Member Reviews
A wonderful read for all culinary lovers.A mix o f memoir and a guide to wonderful foods,Enjoyed reading about the authors childhood memories and the behind the scenes look at his ownership of the Savoy restaurant.#netgalley #Abramsbooks
⭐⭐⭐⭐ -- Enjoyable memoir
I enjoyed this one quite a lot. The author has a very engaging voice that kept me interested. I loved all the stories about his childhood. His time as a cook, chef, and owner of a restaurant. On top of that, we get a plethora of food stories with history about the food. How is it grown, harvested, etc. Recipes, and stories about the people producing some of these amazing foods. This is a definite recommendation for foodie lovers!
**ARC Via NetGalley**
What's Good by Peter Hoffman is a must-read for culinary lovers. The book ties the chef's life with the food experiences and provides a unique reading experience.
Peter Hoffman’s book is equal parts a touching memoir and an education in farm fresh locally sourced food. I savored reading this book and really connected with the heartfelt stories. When I picked up this book I went in assuming that my favorite parts would be the recipes. While I did love the recipes that were included the stories were what made this book a 5 out of 5 to me. The chapter titled The Hive really stood out to me. The way that Hoffman appreciated and realized the worth of every member on his team and that every member regardless of how big or small their role as they all make a major contribution to the quality of the food cooked.
I am grateful that I was able to read this book. It was a great lesson in the interconnectedness between food sources and buyers. Thanks to my new knowledge I was inspired to visit my local farmers market and purchase locally grown produce.
Thank you Netgalley and Abrams Press for providing an ARC in exchange for my honest review.
A thoughtful treatise on food and environment. The author and chef has woven a delicacy of meals and influences that have framed him as a human and chef. It was a wonderful read. The pictures were astonishing and the meals hunger inducing. You will find yourself returning to these beautifully crafted stories.
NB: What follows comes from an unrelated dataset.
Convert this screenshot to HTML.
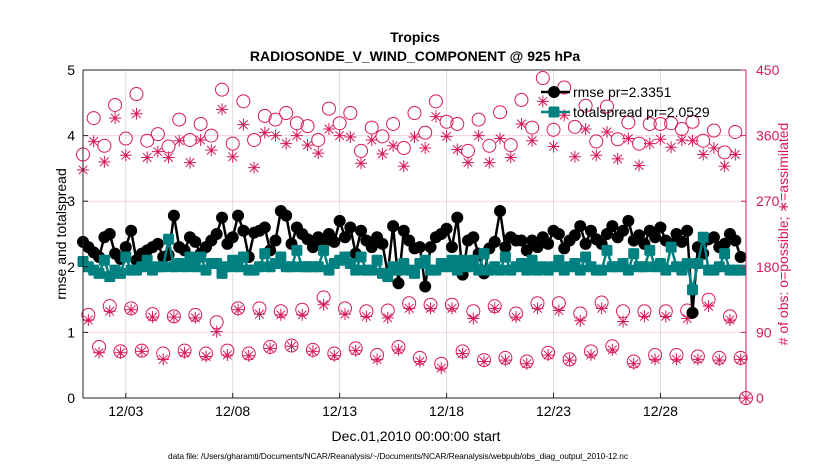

I received this book from the publisher through Netgalley for review and all thoughts and opinions are my own.
Peter Hoffman has done a great service to the restaurant and good industry. Farm to table, fresh and organic produce, meats full of flavor and grown with love and care; what's good?? This book is! Recipes, anecdotal asides, life as a restaurant owner/manager, sourcing ingredients; it's all in here. Well written and highly entertaining, this book will be a fine addition to your foodie book library. I really enjoyed this book.
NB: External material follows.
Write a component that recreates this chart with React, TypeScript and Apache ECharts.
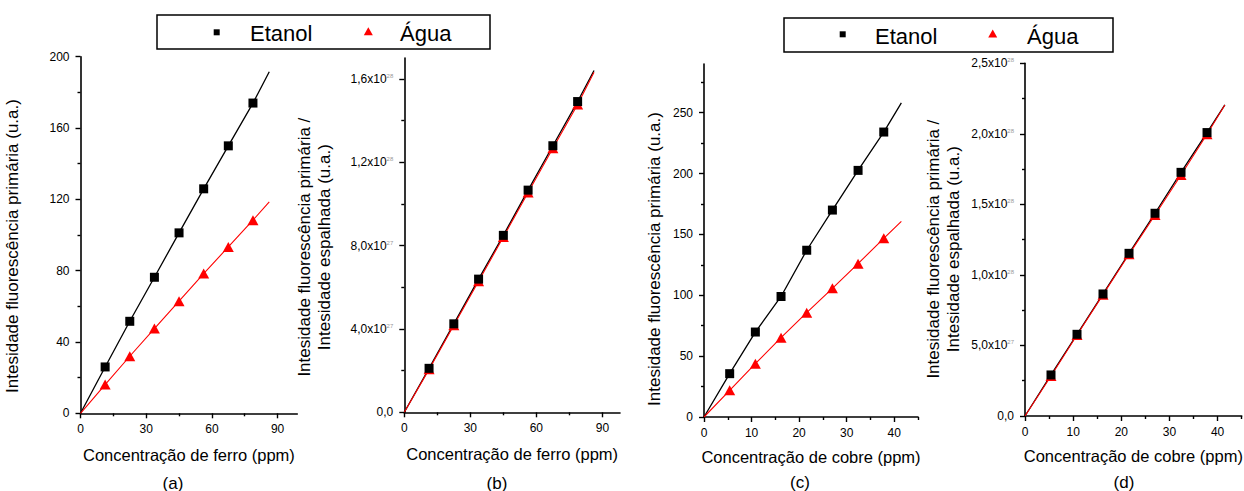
import React, { useEffect, useRef } from "react";
import * as echarts from "echarts";

// ---------- data ----------
const xFerro = [11.25, 22.5, 33.75, 45, 56.25, 67.5, 78.75];
const intEtanolFerro = [26, 51.6, 76.3, 101.2, 125.9, 150, 174];
const intAguaFerro = [16.1, 32, 47.5, 62.9, 78.4, 93.3, 108.3];
// ratio values in units of 10^28
const ratioEtanolFerro = [0.211, 0.4245, 0.639, 0.849, 1.066, 1.279, 1.491];
const ratioAguaFerro = [0.206, 0.418, 0.629, 0.841, 1.055, 1.267, 1.477];

const xCobre = [5.4, 10.8, 16.2, 21.6, 27.0, 32.4, 37.8];
const intEtanolCobre = [35.6, 69.8, 99, 137, 170, 202.6, 234.1];
const intAguaCobre = [21.9, 43.8, 65.2, 85.7, 105.7, 126, 146.8];
const ratioEtanolCobre = [0.291, 0.579, 0.865, 1.153, 1.437, 1.727, 2.009];
const ratioAguaCobre = [0.284, 0.574, 0.86, 1.146, 1.425, 1.708, 1.997];

// fitted-curve end points
const fitEndFerroX = 86.2;
const fitEndEtanolA = 191.6;
const fitEndAguaA = 118.6;
const fitEndEtanolB = 1.64;
const fitEndAguaB = 1.632;
const fitEndCobreX = 41.5;
const fitEndEtanolC = 258;
const fitEndAguaC = 160.7;
const fitEndEtanolD = 2.205;
const fitEndAguaD = 2.205;

// tick values
const ticksFerroX = [0, 30, 60, 90];
const minorFerroX = [15, 45, 75];
const ticksIntA = [0, 40, 80, 120, 160, 200];
const minorIntA = [20, 60, 100, 140, 180];
const ticksRatioB = [0, 0.4, 0.8, 1.2, 1.6];
const minorRatioB = [0.2, 0.6, 1.0, 1.4];
const ticksCobreX = [0, 10, 20, 30, 40];
const minorCobreX = [5, 15, 25, 35, 45];
const ticksIntC = [0, 50, 100, 150, 200, 250];
const minorIntC = [25, 75, 125, 175, 225, 275];
const ticksRatioD = [0, 0.5, 1.0, 1.5, 2.0, 2.5];
const minorRatioD = [0.25, 0.75, 1.25, 1.75, 2.25];

const seriesNames = ["Etanol", "Água"];
const panelLabels = ["(a)", "(b)", "(c)", "(d)"];
const xTitleFerro = "Concentração de ferro (ppm)";
const xTitleCobre = "Concentração de cobre (ppm)";
const yTitleInt = "Intesidade fluorescência primária (u.a.)";
const yTitleRatio = "Intesidade fluorescência primária /\nIntesidade espalhada (u.a.)";

const FONT = "'Liberation Sans', Arial, Helvetica, sans-serif";

const sciFormatter = (v: number) => {
  if (Math.abs(v) < 1e-9) return "0,0";
  if (v < 0.999) return (v * 10).toFixed(1).replace(".", ",") + "x10{sup|27}";
  return v.toFixed(1).replace(".", ",") + "x10{sup|28}";
};

type PanelCfg = {
  grid: { left: number; top: number; width: number; height: number };
  xMax: number;
  yMax: number;
  xTicks: number[];
  xMinor: number[];
  yTicks: number[];
  yMinor: number[];
  xName: string;
  yName: string;
  xNameGap: number;
  yNameGap: number;
  yNamePad: number;
  sci: boolean;
  x: number[];
  yEtanol: number[];
  yAgua: number[];
  fitX: number;
  fitEtanol: number;
  fitAgua: number;
};

const panels: PanelCfg[] = [
  {
    grid: { left: 80.5, top: 56.7, width: 216.8, height: 356.6 },
    xMax: 99, yMax: 200,
    xTicks: ticksFerroX, xMinor: minorFerroX, yTicks: ticksIntA, yMinor: minorIntA,
    xName: xTitleFerro, yName: yTitleInt, xNameGap: 33, yNameGap: 58, yNamePad: 22, sci: false,
    x: xFerro, yEtanol: intEtanolFerro, yAgua: intAguaFerro,
    fitX: fitEndFerroX, fitEtanol: fitEndEtanolA, fitAgua: fitEndAguaA,
  },
  {
    grid: { left: 404.3, top: 58, width: 215.7, height: 354.3 },
    xMax: 98, yMax: 1.7,
    xTicks: ticksFerroX, xMinor: minorFerroX, yTicks: ticksRatioB, yMinor: minorRatioB,
    xName: xTitleFerro, yName: yTitleRatio, xNameGap: 33, yNameGap: 70, yNamePad: 24, sci: true,
    x: xFerro, yEtanol: ratioEtanolFerro, yAgua: ratioAguaFerro,
    fitX: fitEndFerroX, fitEtanol: fitEndEtanolB, fitAgua: fitEndAguaB,
  },
  {
    grid: { left: 704, top: 64, width: 214, height: 353 },
    xMax: 45, yMax: 290,
    xTicks: ticksCobreX, xMinor: minorCobreX, yTicks: ticksIntC, yMinor: minorIntC,
    xName: xTitleCobre, yName: yTitleInt, xNameGap: 31, yNameGap: 40, yNamePad: 37, sci: false,
    x: xCobre, yEtanol: intEtanolCobre, yAgua: intAguaCobre,
    fitX: fitEndCobreX, fitEtanol: fitEndEtanolC, fitAgua: fitEndAguaC,
  },
  {
    grid: { left: 1025, top: 63.3, width: 216.7, height: 352.7 },
    xMax: 45, yMax: 2.5,
    xTicks: ticksCobreX, xMinor: minorCobreX, yTicks: ticksRatioD, yMinor: minorRatioD,
    xName: xTitleCobre, yName: yTitleRatio, xNameGap: 31, yNameGap: 62, yNamePad: 19, sci: true,
    x: xCobre, yEtanol: ratioEtanolCobre, yAgua: ratioAguaCobre,
    fitX: fitEndCobreX, fitEtanol: fitEndEtanolD, fitAgua: fitEndAguaD,
  },
];

const labelPos = [
  [173, 483],
  [497, 483],
  [800, 482],
  [1124, 482],
];

function buildOption() {
  const grid: any[] = [];
  const xAxis: any[] = [];
  const yAxis: any[] = [];
  const series: any[] = [];

  panels.forEach((p, i) => {
    grid.push({ ...p.grid, containLabel: false, outerBoundsMode: "none" });
    const axisLine = { onZero: false, lineStyle: { color: "#000", width: 1.6 } };
    const xi = xAxis.length;
    xAxis.push({
      type: "value", gridIndex: i, min: 0, max: p.xMax, position: "bottom",
      axisLine, splitLine: { show: false },
      axisTick: { customValues: p.xTicks, length: 5, lineStyle: { color: "#000", width: 1.4 } },
      axisLabel: { customValues: p.xTicks, margin: 10, fontSize: 12, color: "#000", fontFamily: FONT },
      name: p.xName, nameLocation: "middle", nameGap: p.xNameGap,
      nameTextStyle: { fontSize: 16.5, color: "#000", fontFamily: FONT },
    });
    xAxis.push({
      type: "value", gridIndex: i, min: 0, max: p.xMax, position: "bottom",
      axisLine: { show: false, onZero: false }, splitLine: { show: false },
      axisTick: { customValues: p.xMinor, length: 3, lineStyle: { color: "#000", width: 1.4 } },
      axisLabel: { show: false },
    });
    const yi = yAxis.length;
    yAxis.push({
      type: "value", gridIndex: i, min: 0, max: p.yMax, position: "left",
      axisLine, splitLine: { show: false },
      axisTick: { customValues: p.yTicks, length: 5, lineStyle: { color: "#000", width: 1.4 } },
      axisLabel: {
        customValues: p.yTicks, margin: 11, fontSize: 12, color: "#000", fontFamily: FONT,
        formatter: p.sci ? sciFormatter : (v: number) => String(v),
        rich: p.sci
          ? { sup: { fontSize: 6, color: "#999", verticalAlign: "top", fontFamily: FONT } }
          : undefined,
      },
      name: p.yName, nameLocation: "middle", nameGap: p.yNameGap, nameRotate: 90,
      nameTextStyle: {
        fontSize: 17, color: "#000", fontFamily: FONT, lineHeight: 20,
        padding: [0, p.yNamePad, 0, 0],
      },
    });
    yAxis.push({
      type: "value", gridIndex: i, min: 0, max: p.yMax, position: "left",
      axisLine: { show: false, onZero: false }, splitLine: { show: false },
      axisTick: { customValues: p.yMinor, length: 3, lineStyle: { color: "#000", width: 1.4 } },
      axisLabel: { show: false },
    });

    const pts = (ys: number[]) => p.x.map((x, k) => [x, ys[k]]);
    const fit = (ys: number[], end: number) => [[0, 0], ...pts(ys), [p.fitX, end]];

    series.push({
      type: "line", name: seriesNames[0], xAxisIndex: xi, yAxisIndex: yi,
      data: fit(p.yEtanol, p.fitEtanol), showSymbol: false, symbol: "none",
      lineStyle: { color: "#000", width: 1.3 }, z: 2,
    });
    series.push({
      type: "line", name: seriesNames[1], xAxisIndex: xi, yAxisIndex: yi,
      data: fit(p.yAgua, p.fitAgua), showSymbol: false, symbol: "none",
      lineStyle: { color: "#ff0000", width: 1.1 }, z: 3,
    });
    series.push({
      type: "scatter", name: seriesNames[1], xAxisIndex: xi, yAxisIndex: yi,
      data: pts(p.yAgua), symbol: "triangle", symbolSize: [11, 10],
      itemStyle: { color: "#ff0000", opacity: 1 }, z: 4,
    });
    series.push({
      type: "scatter", name: seriesNames[0], xAxisIndex: xi, yAxisIndex: yi,
      data: pts(p.yEtanol), symbol: "rect", symbolSize: [9, 9],
      itemStyle: { color: "#000", opacity: 1 }, z: 5,
    });
  });

  const legendBox = (x: number, y: number, w: number, h: number, sq: number[], tri: number[], t1: number, t2: number) => ({
    type: "group",
    children: [
      { type: "rect", shape: { x, y, width: w, height: h }, style: { fill: "#fff", stroke: "#000", lineWidth: 1.5 } },
      { type: "rect", shape: { x: sq[0] - 3, y: sq[1] - 3, width: 6, height: 6 }, style: { fill: "#000" } },
      {
        type: "polygon",
        shape: { points: [[tri[0], tri[1] - 4.5], [tri[0] + 4.5, tri[1] + 3.5], [tri[0] - 4.5, tri[1] + 3.5]] },
        style: { fill: "#ff0000" },
      },
      { type: "text", x: t1, y: y + h / 2 + 1, style: { text: seriesNames[0], fontSize: 22, fontFamily: FONT, fill: "#000", verticalAlign: "middle" } },
      { type: "text", x: t2, y: y + h / 2 + 1, style: { text: seriesNames[1], fontSize: 22, fontFamily: FONT, fill: "#000", verticalAlign: "middle" } },
    ],
  });

  const graphic: any[] = [
    legendBox(157, 15, 333, 34, [216.7, 32.3], [368.3, 31.7], 250, 400),
    legendBox(784, 18, 329, 34, [842.7, 34.3], [992.7, 34], 875, 1027),
    ...panelLabels.map((t, i) => ({
      type: "text", x: labelPos[i][0], y: labelPos[i][1],
      style: { text: t, fontSize: 17, fontFamily: FONT, fill: "#000", align: "center", verticalAlign: "middle" },
    })),
  ];

  return {
    animation: false,
    backgroundColor: "#fff",
    textStyle: { fontFamily: FONT },
    grid, xAxis, yAxis, series, graphic,
  };
}

export default function App() {
  const ref = useRef<HTMLDivElement>(null);
  useEffect(() => {
    if (!ref.current) return;
    const chart = echarts.init(ref.current, undefined, { renderer: "svg" });
    chart.setOption(buildOption() as any);
    return () => chart.dispose();
  }, []);
  return (
    <div
      ref={ref}
      style={{ position: "absolute", left: 0, top: 0, width: 1244, height: 491, background: "#fff" }}
    />
  );
}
This memoir was both fascinating and practical. I feel like I learned a ton about cooking and appreciates how the author has an authentic voice and does not talk down to his readers.
4-4.5 stars
There were a lot of things I truly enjoyed about Hoffman's memoir. Each chapter is its own little story, from childhood tales to the love and pain of owning a restaurant, and every little bit in between, all revolving around his passion for good food. And then there's the actual food stories. Shrimp, tomatoes, apples, kale, and beyond, each of the food-related chapters were not only informative regarding the histories but involved the stories of the real people who grow and harvest, the people who devote their lives to providing amazing foods (the chapter that was my personal favorite was all about the making of maple syrup the "old school" way. I loved it!!) And let's not forget the recipes! It's obvious that Hoffman has a deep love and appreciation for all food and has created a memoir to bring his passion to the masses. My only complaint? The seemingly petty and self-serving diss of a deceased chef which really had no place in this otherwise wonderful book. Other than that, highly recommend.
Hoffman relates the story of his growth as a chef, and the 26 years that he ran the NYC restaurant, Savoy.
Interspersed in the story are his reflections on fourteen "ingredients", but more on that later.
I would have to categorize the author as a "cerebral" chef. Always thinking, exploring, and experimenting. But always with a solid base of good morals, and of helping others. As I was reading this, I kept thinking to myself how different he is from the brash, hard-partying, rude chefs that seem so popular. Such as Anthony Bourdain. I was therefore shocked to read, well into the last half of the book, that he and Bourdain were high school buddies! And how their career paths diverged and the friendship floundered.
Where Hoffman really shines is in his interspersed chapters on his fourteen ingredients. From items as different as shrimp to apples, he excels in each chapter. His section on maple syrup took me back to my own past, when I would also tap maple trees and make maple syrup for the family. I now know more about strawberries than I thought there ever was to know. And on and on! Not at all dry or in a lecturing manner, they are easy to read and very very interesting and informative.
I hope that Hoffman writes more books. He has a unique and interesting outlook. Very refreshing.